Brief:
Copy everything in the data below exactly except the pictures.

Information provided:
_ _ _

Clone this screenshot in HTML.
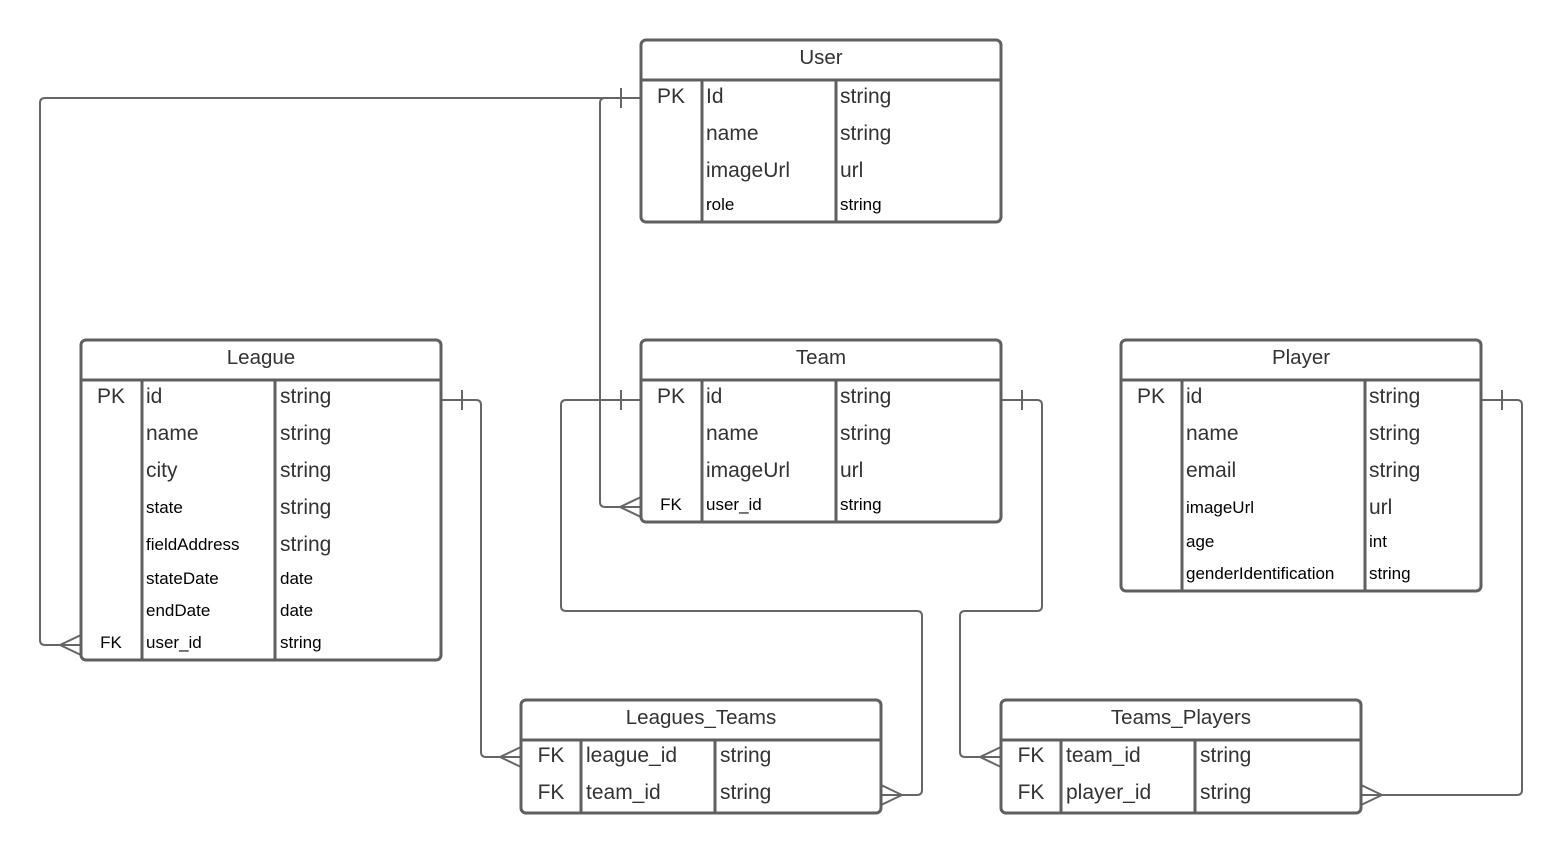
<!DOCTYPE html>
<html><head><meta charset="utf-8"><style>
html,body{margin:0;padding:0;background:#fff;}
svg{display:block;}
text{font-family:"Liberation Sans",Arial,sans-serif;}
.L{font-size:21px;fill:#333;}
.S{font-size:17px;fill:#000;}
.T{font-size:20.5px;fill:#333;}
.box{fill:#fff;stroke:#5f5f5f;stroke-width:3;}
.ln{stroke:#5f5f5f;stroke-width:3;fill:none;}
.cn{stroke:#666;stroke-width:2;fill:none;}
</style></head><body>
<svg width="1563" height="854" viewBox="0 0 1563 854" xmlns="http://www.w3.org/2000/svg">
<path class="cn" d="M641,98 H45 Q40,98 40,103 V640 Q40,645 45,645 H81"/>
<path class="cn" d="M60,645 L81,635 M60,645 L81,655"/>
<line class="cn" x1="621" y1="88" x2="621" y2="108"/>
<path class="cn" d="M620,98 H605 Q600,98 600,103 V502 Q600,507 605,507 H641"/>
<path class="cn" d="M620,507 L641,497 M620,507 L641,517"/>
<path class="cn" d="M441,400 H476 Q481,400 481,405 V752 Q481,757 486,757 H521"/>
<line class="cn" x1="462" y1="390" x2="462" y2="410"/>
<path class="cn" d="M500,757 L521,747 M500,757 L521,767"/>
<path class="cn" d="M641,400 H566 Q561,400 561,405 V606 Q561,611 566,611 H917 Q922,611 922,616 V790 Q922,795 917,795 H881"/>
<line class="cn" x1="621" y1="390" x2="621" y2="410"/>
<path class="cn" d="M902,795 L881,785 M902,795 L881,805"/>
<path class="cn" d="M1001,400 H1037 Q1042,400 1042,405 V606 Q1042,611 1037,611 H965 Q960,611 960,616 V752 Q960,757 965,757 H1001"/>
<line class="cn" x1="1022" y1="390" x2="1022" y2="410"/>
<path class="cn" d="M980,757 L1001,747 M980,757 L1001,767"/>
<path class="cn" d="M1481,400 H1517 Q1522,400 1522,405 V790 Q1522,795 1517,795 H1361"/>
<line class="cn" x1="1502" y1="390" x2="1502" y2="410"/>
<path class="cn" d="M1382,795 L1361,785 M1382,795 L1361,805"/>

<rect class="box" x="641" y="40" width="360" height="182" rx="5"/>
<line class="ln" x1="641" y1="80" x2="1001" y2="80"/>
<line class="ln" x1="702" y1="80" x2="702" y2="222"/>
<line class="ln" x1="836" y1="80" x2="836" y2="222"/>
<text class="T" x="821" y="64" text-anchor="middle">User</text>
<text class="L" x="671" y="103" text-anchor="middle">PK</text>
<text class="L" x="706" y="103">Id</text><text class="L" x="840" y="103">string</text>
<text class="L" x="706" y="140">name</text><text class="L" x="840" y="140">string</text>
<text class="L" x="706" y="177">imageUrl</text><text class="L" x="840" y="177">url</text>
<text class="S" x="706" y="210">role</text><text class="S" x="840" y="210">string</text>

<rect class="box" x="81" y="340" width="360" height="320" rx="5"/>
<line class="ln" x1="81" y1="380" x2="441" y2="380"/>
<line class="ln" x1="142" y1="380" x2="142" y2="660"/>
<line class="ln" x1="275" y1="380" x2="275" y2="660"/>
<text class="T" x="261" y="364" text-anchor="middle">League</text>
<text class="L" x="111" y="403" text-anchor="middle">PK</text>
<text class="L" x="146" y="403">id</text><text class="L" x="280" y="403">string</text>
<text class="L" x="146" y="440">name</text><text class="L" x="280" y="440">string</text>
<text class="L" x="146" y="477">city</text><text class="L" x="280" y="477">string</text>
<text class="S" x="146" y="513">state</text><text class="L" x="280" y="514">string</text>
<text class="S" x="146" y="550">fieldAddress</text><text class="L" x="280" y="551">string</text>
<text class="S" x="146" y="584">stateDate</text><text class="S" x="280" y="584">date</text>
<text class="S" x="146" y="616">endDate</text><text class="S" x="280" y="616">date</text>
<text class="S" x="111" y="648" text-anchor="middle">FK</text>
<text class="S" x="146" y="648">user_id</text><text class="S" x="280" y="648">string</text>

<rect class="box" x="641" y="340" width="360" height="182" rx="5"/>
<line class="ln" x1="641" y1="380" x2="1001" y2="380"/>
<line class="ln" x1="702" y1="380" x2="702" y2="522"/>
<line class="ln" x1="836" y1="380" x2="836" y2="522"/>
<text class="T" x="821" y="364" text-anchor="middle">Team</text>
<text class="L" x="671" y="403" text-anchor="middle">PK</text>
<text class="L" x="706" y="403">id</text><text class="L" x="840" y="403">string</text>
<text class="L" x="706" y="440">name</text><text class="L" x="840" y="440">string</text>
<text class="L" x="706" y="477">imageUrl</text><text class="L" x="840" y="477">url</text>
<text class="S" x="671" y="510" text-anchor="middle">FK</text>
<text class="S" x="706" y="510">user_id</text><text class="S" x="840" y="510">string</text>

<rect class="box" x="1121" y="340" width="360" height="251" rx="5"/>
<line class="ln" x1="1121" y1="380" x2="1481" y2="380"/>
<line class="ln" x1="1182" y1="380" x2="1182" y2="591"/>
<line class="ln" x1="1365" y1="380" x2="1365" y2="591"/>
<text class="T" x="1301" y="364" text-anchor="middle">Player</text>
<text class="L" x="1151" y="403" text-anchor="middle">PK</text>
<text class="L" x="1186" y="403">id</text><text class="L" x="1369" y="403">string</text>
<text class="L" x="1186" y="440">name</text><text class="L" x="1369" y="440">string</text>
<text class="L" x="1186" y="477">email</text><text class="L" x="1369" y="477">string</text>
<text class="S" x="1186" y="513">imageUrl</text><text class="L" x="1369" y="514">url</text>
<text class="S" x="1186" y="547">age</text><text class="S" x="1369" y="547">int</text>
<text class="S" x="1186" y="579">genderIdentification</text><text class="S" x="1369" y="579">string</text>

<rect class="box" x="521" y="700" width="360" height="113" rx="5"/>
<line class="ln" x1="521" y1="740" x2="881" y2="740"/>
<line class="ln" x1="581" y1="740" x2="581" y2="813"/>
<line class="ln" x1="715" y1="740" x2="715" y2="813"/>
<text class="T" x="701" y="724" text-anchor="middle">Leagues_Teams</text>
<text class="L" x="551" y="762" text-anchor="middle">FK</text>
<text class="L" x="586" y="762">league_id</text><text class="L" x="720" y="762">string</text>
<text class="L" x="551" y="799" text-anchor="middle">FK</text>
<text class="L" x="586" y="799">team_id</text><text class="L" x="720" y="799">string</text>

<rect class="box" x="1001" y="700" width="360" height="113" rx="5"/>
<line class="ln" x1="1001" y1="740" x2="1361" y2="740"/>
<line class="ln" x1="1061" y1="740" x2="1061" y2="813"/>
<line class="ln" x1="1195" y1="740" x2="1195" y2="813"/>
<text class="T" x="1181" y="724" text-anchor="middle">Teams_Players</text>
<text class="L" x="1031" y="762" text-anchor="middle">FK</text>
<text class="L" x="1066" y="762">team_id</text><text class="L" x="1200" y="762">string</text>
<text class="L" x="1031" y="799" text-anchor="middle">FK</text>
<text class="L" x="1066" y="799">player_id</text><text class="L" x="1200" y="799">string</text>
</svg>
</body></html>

_ _ _

Answer for this exercise:
Clone this screenshot in HTML.
<!DOCTYPE html>
<html><head><meta charset="utf-8"><style>
html,body{margin:0;padding:0;background:#fff;}
svg{display:block;}
text{font-family:"Liberation Sans",Arial,sans-serif;}
.L{font-size:21px;fill:#333;}
.S{font-size:17px;fill:#000;}
.T{font-size:20.5px;fill:#333;}
.box{fill:#fff;stroke:#5f5f5f;stroke-width:3;}
.ln{stroke:#5f5f5f;stroke-width:3;fill:none;}
.cn{stroke:#666;stroke-width:2;fill:none;}
</style></head><body>
<svg width="1563" height="854" viewBox="0 0 1563 854" xmlns="http://www.w3.org/2000/svg">
<path class="cn" d="M641,98 H45 Q40,98 40,103 V640 Q40,645 45,645 H81"/>
<path class="cn" d="M60,645 L81,635 M60,645 L81,655"/>
<line class="cn" x1="621" y1="88" x2="621" y2="108"/>
<path class="cn" d="M620,98 H605 Q600,98 600,103 V502 Q600,507 605,507 H641"/>
<path class="cn" d="M620,507 L641,497 M620,507 L641,517"/>
<path class="cn" d="M441,400 H476 Q481,400 481,405 V752 Q481,757 486,757 H521"/>
<line class="cn" x1="462" y1="390" x2="462" y2="410"/>
<path class="cn" d="M500,757 L521,747 M500,757 L521,767"/>
<path class="cn" d="M641,400 H566 Q561,400 561,405 V606 Q561,611 566,611 H917 Q922,611 922,616 V790 Q922,795 917,795 H881"/>
<line class="cn" x1="621" y1="390" x2="621" y2="410"/>
<path class="cn" d="M902,795 L881,785 M902,795 L881,805"/>
<path class="cn" d="M1001,400 H1037 Q1042,400 1042,405 V606 Q1042,611 1037,611 H965 Q960,611 960,616 V752 Q960,757 965,757 H1001"/>
<line class="cn" x1="1022" y1="390" x2="1022" y2="410"/>
<path class="cn" d="M980,757 L1001,747 M980,757 L1001,767"/>
<path class="cn" d="M1481,400 H1517 Q1522,400 1522,405 V790 Q1522,795 1517,795 H1361"/>
<line class="cn" x1="1502" y1="390" x2="1502" y2="410"/>
<path class="cn" d="M1382,795 L1361,785 M1382,795 L1361,805"/>

<rect class="box" x="641" y="40" width="360" height="182" rx="5"/>
<line class="ln" x1="641" y1="80" x2="1001" y2="80"/>
<line class="ln" x1="702" y1="80" x2="702" y2="222"/>
<line class="ln" x1="836" y1="80" x2="836" y2="222"/>
<text class="T" x="821" y="64" text-anchor="middle">User</text>
<text class="L" x="671" y="103" text-anchor="middle">PK</text>
<text class="L" x="706" y="103">Id</text><text class="L" x="840" y="103">string</text>
<text class="L" x="706" y="140">name</text><text class="L" x="840" y="140">string</text>
<text class="L" x="706" y="177">imageUrl</text><text class="L" x="840" y="177">url</text>
<text class="S" x="706" y="210">role</text><text class="S" x="840" y="210">string</text>

<rect class="box" x="81" y="340" width="360" height="320" rx="5"/>
<line class="ln" x1="81" y1="380" x2="441" y2="380"/>
<line class="ln" x1="142" y1="380" x2="142" y2="660"/>
<line class="ln" x1="275" y1="380" x2="275" y2="660"/>
<text class="T" x="261" y="364" text-anchor="middle">League</text>
<text class="L" x="111" y="403" text-anchor="middle">PK</text>
<text class="L" x="146" y="403">id</text><text class="L" x="280" y="403">string</text>
<text class="L" x="146" y="440">name</text><text class="L" x="280" y="440">string</text>
<text class="L" x="146" y="477">city</text><text class="L" x="280" y="477">string</text>
<text class="S" x="146" y="513">state</text><text class="L" x="280" y="514">string</text>
<text class="S" x="146" y="550">fieldAddress</text><text class="L" x="280" y="551">string</text>
<text class="S" x="146" y="584">stateDate</text><text class="S" x="280" y="584">date</text>
<text class="S" x="146" y="616">endDate</text><text class="S" x="280" y="616">date</text>
<text class="S" x="111" y="648" text-anchor="middle">FK</text>
<text class="S" x="146" y="648">user_id</text><text class="S" x="280" y="648">string</text>

<rect class="box" x="641" y="340" width="360" height="182" rx="5"/>
<line class="ln" x1="641" y1="380" x2="1001" y2="380"/>
<line class="ln" x1="702" y1="380" x2="702" y2="522"/>
<line class="ln" x1="836" y1="380" x2="836" y2="522"/>
<text class="T" x="821" y="364" text-anchor="middle">Team</text>
<text class="L" x="671" y="403" text-anchor="middle">PK</text>
<text class="L" x="706" y="403">id</text><text class="L" x="840" y="403">string</text>
<text class="L" x="706" y="440">name</text><text class="L" x="840" y="440">string</text>
<text class="L" x="706" y="477">imageUrl</text><text class="L" x="840" y="477">url</text>
<text class="S" x="671" y="510" text-anchor="middle">FK</text>
<text class="S" x="706" y="510">user_id</text><text class="S" x="840" y="510">string</text>

<rect class="box" x="1121" y="340" width="360" height="251" rx="5"/>
<line class="ln" x1="1121" y1="380" x2="1481" y2="380"/>
<line class="ln" x1="1182" y1="380" x2="1182" y2="591"/>
<line class="ln" x1="1365" y1="380" x2="1365" y2="591"/>
<text class="T" x="1301" y="364" text-anchor="middle">Player</text>
<text class="L" x="1151" y="403" text-anchor="middle">PK</text>
<text class="L" x="1186" y="403">id</text><text class="L" x="1369" y="403">string</text>
<text class="L" x="1186" y="440">name</text><text class="L" x="1369" y="440">string</text>
<text class="L" x="1186" y="477">email</text><text class="L" x="1369" y="477">string</text>
<text class="S" x="1186" y="513">imageUrl</text><text class="L" x="1369" y="514">url</text>
<text class="S" x="1186" y="547">age</text><text class="S" x="1369" y="547">int</text>
<text class="S" x="1186" y="579">genderIdentification</text><text class="S" x="1369" y="579">string</text>

<rect class="box" x="521" y="700" width="360" height="113" rx="5"/>
<line class="ln" x1="521" y1="740" x2="881" y2="740"/>
<line class="ln" x1="581" y1="740" x2="581" y2="813"/>
<line class="ln" x1="715" y1="740" x2="715" y2="813"/>
<text class="T" x="701" y="724" text-anchor="middle">Leagues_Teams</text>
<text class="L" x="551" y="762" text-anchor="middle">FK</text>
<text class="L" x="586" y="762">league_id</text><text class="L" x="720" y="762">string</text>
<text class="L" x="551" y="799" text-anchor="middle">FK</text>
<text class="L" x="586" y="799">team_id</text><text class="L" x="720" y="799">string</text>

<rect class="box" x="1001" y="700" width="360" height="113" rx="5"/>
<line class="ln" x1="1001" y1="740" x2="1361" y2="740"/>
<line class="ln" x1="1061" y1="740" x2="1061" y2="813"/>
<line class="ln" x1="1195" y1="740" x2="1195" y2="813"/>
<text class="T" x="1181" y="724" text-anchor="middle">Teams_Players</text>
<text class="L" x="1031" y="762" text-anchor="middle">FK</text>
<text class="L" x="1066" y="762">team_id</text><text class="L" x="1200" y="762">string</text>
<text class="L" x="1031" y="799" text-anchor="middle">FK</text>
<text class="L" x="1066" y="799">player_id</text><text class="L" x="1200" y="799">string</text>
</svg>
</body></html>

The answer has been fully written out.